Eine Regel, die alle vier Bedingungen exzellent erfüllt, ist das bereits im Pseudocode vorgestellte Verhaltensmuster "Wie Du mir, so ich Dir" ("tit for tat"). Tatsächlich hat diese einfache Strategie Axelrods Turnier auch gewonnen (eine einzige beste Strategie gibt es - wie erwähnt - nicht, weil das Ergebnis des evolutorischen Prozesses auch von den Mitspielern abhängig ist; so könnte man das Ergebnis eines solchen Turniers dadurch manipulieren, dass man sich mit zwei Strategien beteiligt, bei der sich eine Strategie von der anderen ganz bewusst ausbeuten lässt und gegenüber Dritten grundsätzlich unkooperativ ist; wie in einem Wettrennen, in dem ein Läufer andere bewusst behindert, um einem Kameraden einen Vorteil zu verschaffen). Ausschlaggebend für den Erfolg von "tit for tat" ist nicht etwa, dass diese Strategie andere "schlägt". Ganz im Gegenteil: sie verliert gegen die meisten anderen im direkten Vergleich (z.B. gegen die sehr simple Strategie "betrüge immer"). Aber sie verliert nie hoch, denn sie lässt sich nicht ausbeuten.

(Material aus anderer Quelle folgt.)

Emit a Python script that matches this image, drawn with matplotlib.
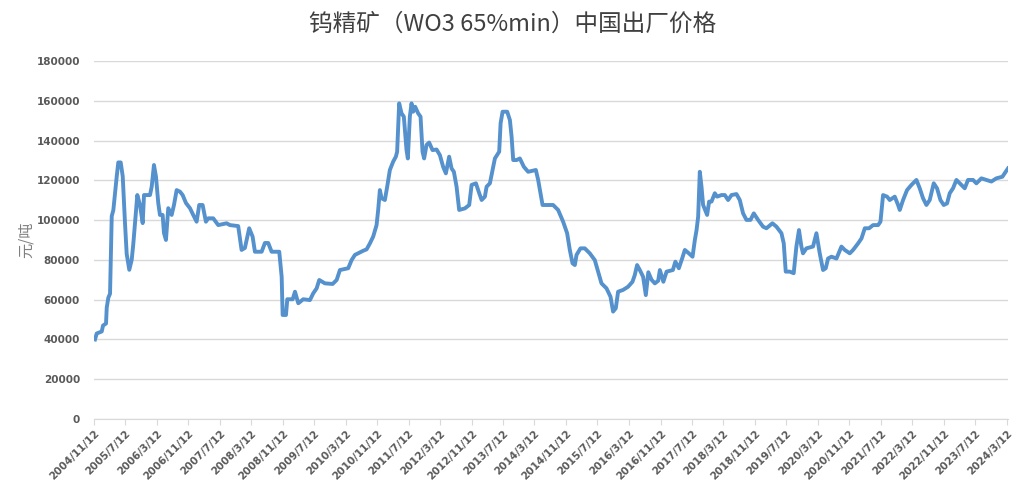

Wer mit ihr zusammentrifft, fährt selbst nur gut, wenn er kooperiert.

 Zahlenbeispiele zu klassischen Oligopolmodellen

So lässt sich der Erfolg von "tit for tat" zusammenfassend etwa wie folgt beschreiben: Es lohnt sich nicht, in jedem direkten Vergleich der beste zu sein. Der erkämpfte Sieg kostet unter Umständen soviel Kraft, dass Dritte leicht vorbeiziehen. Viele gute Ergebnisse sind auf Dauer besser als wenige sehr gute bei zahlreichen schlechten. Und wenn man sich fragt, wie es denn in anderen Lebensbereichen, z.B. zwischenmenschlichen Beziehungen, mit Verhaltensmustern aussieht - so verkehrt scheint "tit for tat" auch dort nicht zu sein, oder?!